Becoming Mrs. Lewis(111)



“Did I have surgery?” I asked.

“No, but the doctor will be in soon to speak with you.”

She inserted a syringe filled with golden fluid into my upper arm, and I did nothing but watch her push in the needle, a distracted observer waiting only for the relief. What did Jack say about pain? God’s megaphone to the world.

Well, God, I’m listening.

Then their names roared through my mind like twin lions: Davy. Douglas.

They were thirteen and eleven by then. Had anyone called them? Did they know I’d broken my leg? Where was Jack? Didn’t Kay call him at Cambridge?

I turned my head to the window that ran the full length of the wall. Outside shimmered the glorious idyllic autumn of England. The views weren’t any less beautiful than those from Jack’s rooms, as the hospital was on Oxford’s campus. The expansive green lawn, flowers crowding one another for attention, and roses so pink they seemed painted. But inside the room—metal and plastic, poles and sterile chairs of steel with the lingering stench of alcohol and vomit.

A great rustling came from the doorway, and my muddled thoughts wondered if they were bringing me a roommate. I turned my head slowly to see Jack rush through the door. He wore a wrinkled black suit; his tie was askew; his face was slack with fear.

“Jack!” My voice broke. I’d known it all along, but seeing him run through that door, his hair windblown, his eyes on me, I loved him as deeply as any man I’d known.

“Joy.” He came to my bedside and knelt, not taking avail of the chair. “You’re awake.”

“You’ve been here?” I asked.

“Yes,” he said and reached beneath his spectacles to wipe at the tears that had risen in his own eyes. “I’ve been here.”

“You didn’t have to leave school . . .” My voice trailed off.

Jack rose and brought the chair to sit and face me. “Is there pain now?”

“The medicine the nurse just shot into my arm says no.” I tried to smile but could not. “What happened, Jack? I know I fell and then spent the night at home, but since they’ve brought me here . . .”

“You don’t remember?”

“On and off, like broken puzzle pieces. I know there was an X-ray machine, and medicines and hushed voices. So much fuss for a broken leg, Jack. Too much fuss. Let me get the plaster and go home.”

Outside came a great whoop of laughter from a group of students walking through the grass. Life was outside these walls and that window. I looked to Jack with a desperate plea. “I want to go home.”

“There’s news, Joy. The doctors have asked me if I’d like to keep it from you, but I cannot. Lies must not be told, not to you, not to anyone.”

Fear engulfed me in a toxic fog, closing my throat and filling my chest with that familiar wing-flapping anxiety. I reached for Jack’s hand and took it in mine, held to it as if to a life raft. “What is it?”

“They will come talk to you.”

“I want you to tell me, Jack. What do you know?”

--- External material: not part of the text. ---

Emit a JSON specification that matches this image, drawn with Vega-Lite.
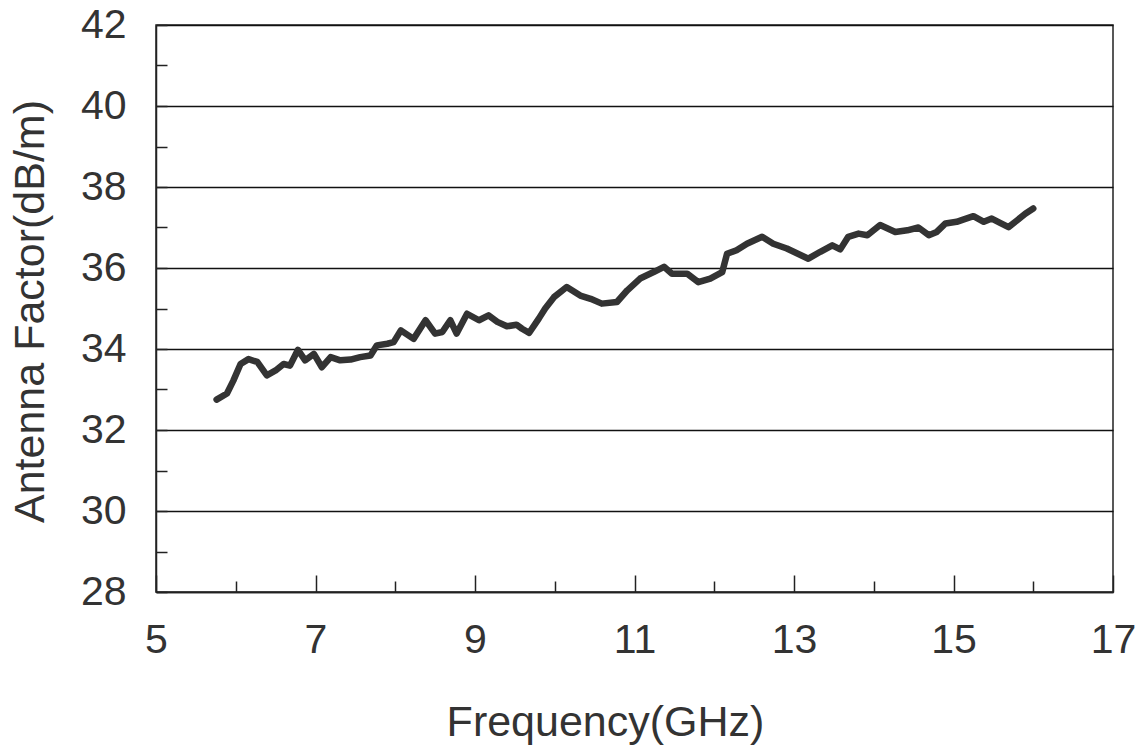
{
  "$schema": "https://vega.github.io/schema/vega-lite/v6.json",
  "width": 957,
  "height": 567,
  "autosize": "none",
  "padding": {"left": 156, "top": 25, "right": 30, "bottom": 157},
  "background": "white",
  "config": {"font": "Liberation Sans", "view": {"stroke": "#222", "strokeWidth": 1.5}},
  "data": {"values": [
    {"freq": 5.76, "af": 32.75}, {"freq": 5.89, "af": 32.9}, {"freq": 5.97, "af": 33.22}, {"freq": 6.06, "af": 33.63},
    {"freq": 6.16, "af": 33.75}, {"freq": 6.27, "af": 33.68}, {"freq": 6.39, "af": 33.35}, {"freq": 6.5, "af": 33.47},
    {"freq": 6.6, "af": 33.63}, {"freq": 6.68, "af": 33.59}, {"freq": 6.78, "af": 33.98}, {"freq": 6.87, "af": 33.72},
    {"freq": 6.98, "af": 33.88}, {"freq": 7.08, "af": 33.55}, {"freq": 7.19, "af": 33.8}, {"freq": 7.31, "af": 33.72},
    {"freq": 7.44, "af": 33.74}, {"freq": 7.56, "af": 33.8}, {"freq": 7.69, "af": 33.84}, {"freq": 7.77, "af": 34.09},
    {"freq": 7.9, "af": 34.13}, {"freq": 7.98, "af": 34.17}, {"freq": 8.07, "af": 34.46}, {"freq": 8.23, "af": 34.25},
    {"freq": 8.38, "af": 34.71}, {"freq": 8.5, "af": 34.38}, {"freq": 8.59, "af": 34.42}, {"freq": 8.69, "af": 34.71},
    {"freq": 8.77, "af": 34.38}, {"freq": 8.9, "af": 34.87}, {"freq": 9.05, "af": 34.71}, {"freq": 9.17, "af": 34.83},
    {"freq": 9.28, "af": 34.67}, {"freq": 9.4, "af": 34.56}, {"freq": 9.52, "af": 34.6}, {"freq": 9.59, "af": 34.5},
    {"freq": 9.68, "af": 34.4}, {"freq": 9.8, "af": 34.75}, {"freq": 9.88, "af": 35.0}, {"freq": 9.99, "af": 35.28},
    {"freq": 10.15, "af": 35.53}, {"freq": 10.32, "af": 35.32}, {"freq": 10.45, "af": 35.24}, {"freq": 10.59, "af": 35.12},
    {"freq": 10.78, "af": 35.16}, {"freq": 10.91, "af": 35.45}, {"freq": 11.07, "af": 35.74}, {"freq": 11.24, "af": 35.9},
    {"freq": 11.37, "af": 36.03}, {"freq": 11.47, "af": 35.86}, {"freq": 11.66, "af": 35.86}, {"freq": 11.8, "af": 35.65},
    {"freq": 11.95, "af": 35.74}, {"freq": 12.1, "af": 35.9}, {"freq": 12.16, "af": 36.35}, {"freq": 12.28, "af": 36.44},
    {"freq": 12.41, "af": 36.6}, {"freq": 12.6, "af": 36.77}, {"freq": 12.74, "af": 36.6}, {"freq": 12.91, "af": 36.48},
    {"freq": 13.18, "af": 36.23}, {"freq": 13.33, "af": 36.4}, {"freq": 13.48, "af": 36.56}, {"freq": 13.58, "af": 36.46},
    {"freq": 13.68, "af": 36.77}, {"freq": 13.81, "af": 36.85}, {"freq": 13.92, "af": 36.81}, {"freq": 14.08, "af": 37.06},
    {"freq": 14.27, "af": 36.89}, {"freq": 14.42, "af": 36.93}, {"freq": 14.56, "af": 37.0}, {"freq": 14.69, "af": 36.81},
    {"freq": 14.79, "af": 36.89}, {"freq": 14.9, "af": 37.1}, {"freq": 15.04, "af": 37.14}, {"freq": 15.13, "af": 37.2},
    {"freq": 15.25, "af": 37.28}, {"freq": 15.38, "af": 37.14}, {"freq": 15.48, "af": 37.22}, {"freq": 15.59, "af": 37.11},
    {"freq": 15.69, "af": 37.01}, {"freq": 15.8, "af": 37.18}, {"freq": 15.9, "af": 37.34}, {"freq": 16.0, "af": 37.47}
  ]},
  "mark": {"type": "line", "color": "#333333", "strokeWidth": 6.5, "strokeJoin": "round", "strokeCap": "round"},
  "encoding": {
    "x": {
      "field": "freq", "type": "quantitative",
      "scale": {"domain": [5, 17], "nice": false, "zero": false},
      "axis": {
        "title": "Frequency(GHz)",
        "values": [5, 6, 7, 8, 9, 10, 11, 12, 13, 14, 15, 16, 17],
        "labelExpr": "datum.value % 2 === 1 ? datum.label : ''",
        "grid": false,
        "domainColor": "#222222", "domainWidth": 1.5,
        "tickColor": "#222222", "tickWidth": 1.5,
        "tickSize": {"condition": {"test": "datum.value % 2 === 1", "value": -17}, "value": -11},
        "labelFontSize": 41, "labelColor": "#333333", "labelPadding": 45,
        "labelOverlap": false, "labelFlush": false,
        "titleFontSize": 43, "titleFontWeight": "normal", "titleColor": "#333333",
        "titleX": 449, "titleY": 143, "titleBaseline": "alphabetic", "titleAlign": "center"
      }
    },
    "y": {
      "field": "af", "type": "quantitative",
      "scale": {"domain": [28, 42], "nice": false, "zero": false},
      "axis": {
        "title": "Antenna Factor(dB/m)",
        "values": [28, 29, 30, 31, 32, 33, 34, 35, 36, 37, 38, 39, 40, 41, 42],
        "labelExpr": "datum.value % 2 === 0 ? datum.label : ''",
        "grid": true, "gridColor": "#111111", "gridWidth": 1.5,
        "gridOpacity": {"condition": {"test": "datum.value % 2 === 1", "value": 0}, "value": 1},
        "domainColor": "#222222", "domainWidth": 1.5,
        "tickColor": "#222222", "tickWidth": 1.5, "tickSize": -11,
        "labelFontSize": 41, "labelColor": "#333333", "labelPadding": 41,
        "labelOverlap": false, "labelFlush": false,
        "titleFontSize": 43, "titleFontWeight": "normal", "titleColor": "#333333",
        "titleAngle": -90, "titleX": -126, "titleY": 286, "titleAlign": "center", "titleBaseline": "middle"
      }
    }
  }
}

“It’s either leukemia or another cancer.” The two diagnoses scattered about the room like dark dust, like evil.

“Not the real kind,” I said with some depth of understanding that there was no such thing as an “unreal” kind. “It’s rheumatism. That’s what they kept telling me. It’s fibrositis, they said.”

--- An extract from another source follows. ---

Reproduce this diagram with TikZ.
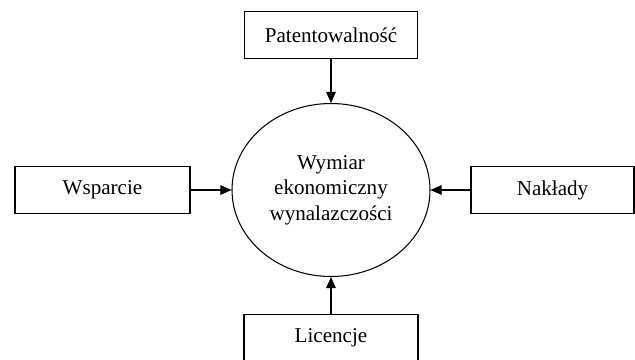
\documentclass[tikz,border=0pt]{standalone}
\usepackage{fontspec}
\setmainfont{Liberation Serif}
\usetikzlibrary{shapes.geometric,arrows.meta}
\begin{document}
\begin{tikzpicture}[
    font=\fontsize{12}{14.5}\selectfont,
    box/.style={draw, line width=0.6pt, minimum height=0.93cm, inner sep=2pt},
    circ/.style={draw, ellipse, line width=0.6pt, inner sep=0pt, align=center,
      minimum width=3.96cm, minimum height=3.46cm},
    >={Triangle[length=0.22cm,width=0.19cm]}, line width=0.6pt]
      \clip (0,0) rectangle (12.7,-7.18);
      \node [circ] (e) at (6.62,-3.80) {Wymiar\\ekonomiczny\\wynalazczości};
      \node [box, minimum width=3.46cm] (p) at (6.62,-0.70) {Patentowalność};
      \node [box, minimum width=3.50cm] (w) at (2.05,-3.80) {Wsparcie};
      \node [box, minimum width=3.26cm] (n) at (11.05,-3.80) {Nakłady};
      \node [box, minimum width=3.48cm] (l) at (6.62,-6.76) {Licencje};
      \draw [->] (p) -- (e);
      \draw [->] (w) -- (e);
      \draw [->] (n) -- (e);
      \draw [->] (l) -- (e);
    \end{tikzpicture}
\end{document}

“They were wrong. Whatever it is, Joy, it’s in your leg.” Pain twisted Jack’s face. He held so fast to my hand that I did not want to tell him that it hurt. “The doctors say the X-rays show that your femur looks as though it has been eaten by moths.”

“Well then, maybe it has,” I said, but a sob broke free. “Maybe Old High Street has a moth epidemic and we don’t know and . . .”

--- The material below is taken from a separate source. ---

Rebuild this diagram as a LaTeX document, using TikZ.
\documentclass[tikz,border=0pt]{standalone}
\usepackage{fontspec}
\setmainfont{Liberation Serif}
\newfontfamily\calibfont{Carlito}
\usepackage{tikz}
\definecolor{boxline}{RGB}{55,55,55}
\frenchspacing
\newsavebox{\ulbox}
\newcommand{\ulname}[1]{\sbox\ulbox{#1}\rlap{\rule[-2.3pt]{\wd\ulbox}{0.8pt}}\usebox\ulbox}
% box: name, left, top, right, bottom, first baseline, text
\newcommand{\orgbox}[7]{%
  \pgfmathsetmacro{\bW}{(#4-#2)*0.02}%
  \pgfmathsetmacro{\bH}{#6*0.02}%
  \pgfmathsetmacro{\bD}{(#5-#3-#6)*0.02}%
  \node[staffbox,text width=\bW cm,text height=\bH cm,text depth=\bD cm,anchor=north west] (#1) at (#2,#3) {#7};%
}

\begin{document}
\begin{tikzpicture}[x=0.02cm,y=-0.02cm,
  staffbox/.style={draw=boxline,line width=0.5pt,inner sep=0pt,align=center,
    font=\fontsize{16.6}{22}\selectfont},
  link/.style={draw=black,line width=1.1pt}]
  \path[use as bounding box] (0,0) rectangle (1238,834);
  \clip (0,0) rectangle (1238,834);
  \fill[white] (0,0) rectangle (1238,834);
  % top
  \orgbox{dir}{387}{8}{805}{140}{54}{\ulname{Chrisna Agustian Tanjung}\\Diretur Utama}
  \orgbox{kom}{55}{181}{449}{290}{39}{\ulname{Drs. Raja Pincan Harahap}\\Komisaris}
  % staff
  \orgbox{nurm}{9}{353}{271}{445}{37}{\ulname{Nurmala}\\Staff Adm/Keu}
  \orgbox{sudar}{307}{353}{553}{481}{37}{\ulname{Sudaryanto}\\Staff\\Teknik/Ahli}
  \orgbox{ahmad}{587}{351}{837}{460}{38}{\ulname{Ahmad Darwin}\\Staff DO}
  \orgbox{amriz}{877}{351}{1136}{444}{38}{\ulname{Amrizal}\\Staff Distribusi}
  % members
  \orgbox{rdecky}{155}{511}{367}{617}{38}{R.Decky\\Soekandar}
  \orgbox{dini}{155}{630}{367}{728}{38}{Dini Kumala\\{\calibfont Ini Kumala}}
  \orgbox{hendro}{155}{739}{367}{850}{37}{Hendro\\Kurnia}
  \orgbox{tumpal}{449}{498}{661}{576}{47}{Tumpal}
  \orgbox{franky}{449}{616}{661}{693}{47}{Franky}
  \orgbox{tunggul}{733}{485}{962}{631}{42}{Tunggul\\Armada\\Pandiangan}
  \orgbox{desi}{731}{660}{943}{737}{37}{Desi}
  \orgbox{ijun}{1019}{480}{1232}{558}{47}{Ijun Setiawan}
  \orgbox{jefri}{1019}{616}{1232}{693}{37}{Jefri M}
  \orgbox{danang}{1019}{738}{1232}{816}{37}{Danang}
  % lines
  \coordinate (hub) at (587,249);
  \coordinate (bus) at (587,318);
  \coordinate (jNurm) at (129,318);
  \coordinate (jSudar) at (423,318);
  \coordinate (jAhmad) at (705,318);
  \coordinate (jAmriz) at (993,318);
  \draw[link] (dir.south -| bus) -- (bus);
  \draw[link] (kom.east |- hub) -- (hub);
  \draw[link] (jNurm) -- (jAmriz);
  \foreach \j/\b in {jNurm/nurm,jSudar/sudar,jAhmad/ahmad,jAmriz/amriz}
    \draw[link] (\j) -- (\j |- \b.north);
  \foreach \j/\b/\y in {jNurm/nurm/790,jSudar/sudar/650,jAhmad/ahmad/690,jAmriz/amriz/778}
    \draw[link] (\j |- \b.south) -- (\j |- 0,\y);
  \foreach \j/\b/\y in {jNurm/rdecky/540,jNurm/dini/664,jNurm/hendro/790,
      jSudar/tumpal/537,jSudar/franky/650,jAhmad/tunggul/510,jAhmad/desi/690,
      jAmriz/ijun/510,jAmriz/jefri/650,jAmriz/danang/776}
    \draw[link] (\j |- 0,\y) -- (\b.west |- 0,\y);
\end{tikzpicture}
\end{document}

Jack leaned close to me, wiped at my tears, and kissed me as gently as one can in a hospital bed. If I could have fallen out of that bed into his arms, I would have. If I could have dropped to my knees, I would have been on them already. Instead I clung to Jack, his hands tangled with mine. “No. It can’t be something so bad as that. Not now.”

He kissed me again and then, resting his hand gently on my cheek, said, “I can’t lose you, Joy. I love you so much. I’ve been such a fool, such a bloody fool. I should have been loving you and saying it every day for as long as I’ve known.”

“Jack . . .” My voice was quiet, as if I might scare away his confession. “You love me?”

“With all I am,” he said.

“Because I’m dying? Is this a consolation gift?” I wiped at his tears and then at mine.

“Joy, you are not dying. And even if you are, this love has been here all along. Sometimes it takes a great shake from God to awake me from my insolence, to make me admit feelings that exist.”

“Pain,” I said and closed my eyes. “God’s megaphone.”

Tears were in the corners of his soft and full lips, and he kissed me again. I tasted his grief as he spoke, his breath then whispering in my ear. “Who knows when friendship crosses that borderland into love, but it has. Long ago it had, but it’s just now that I can give words to the truth.”

He lifted his head, and I touched his cheek. “I’ve loved you for so long, Jack. And here I am at my worst and you proclaim your love? God does work in mysterious ways.” I kissed him again and tasted the tobacco, the warmth.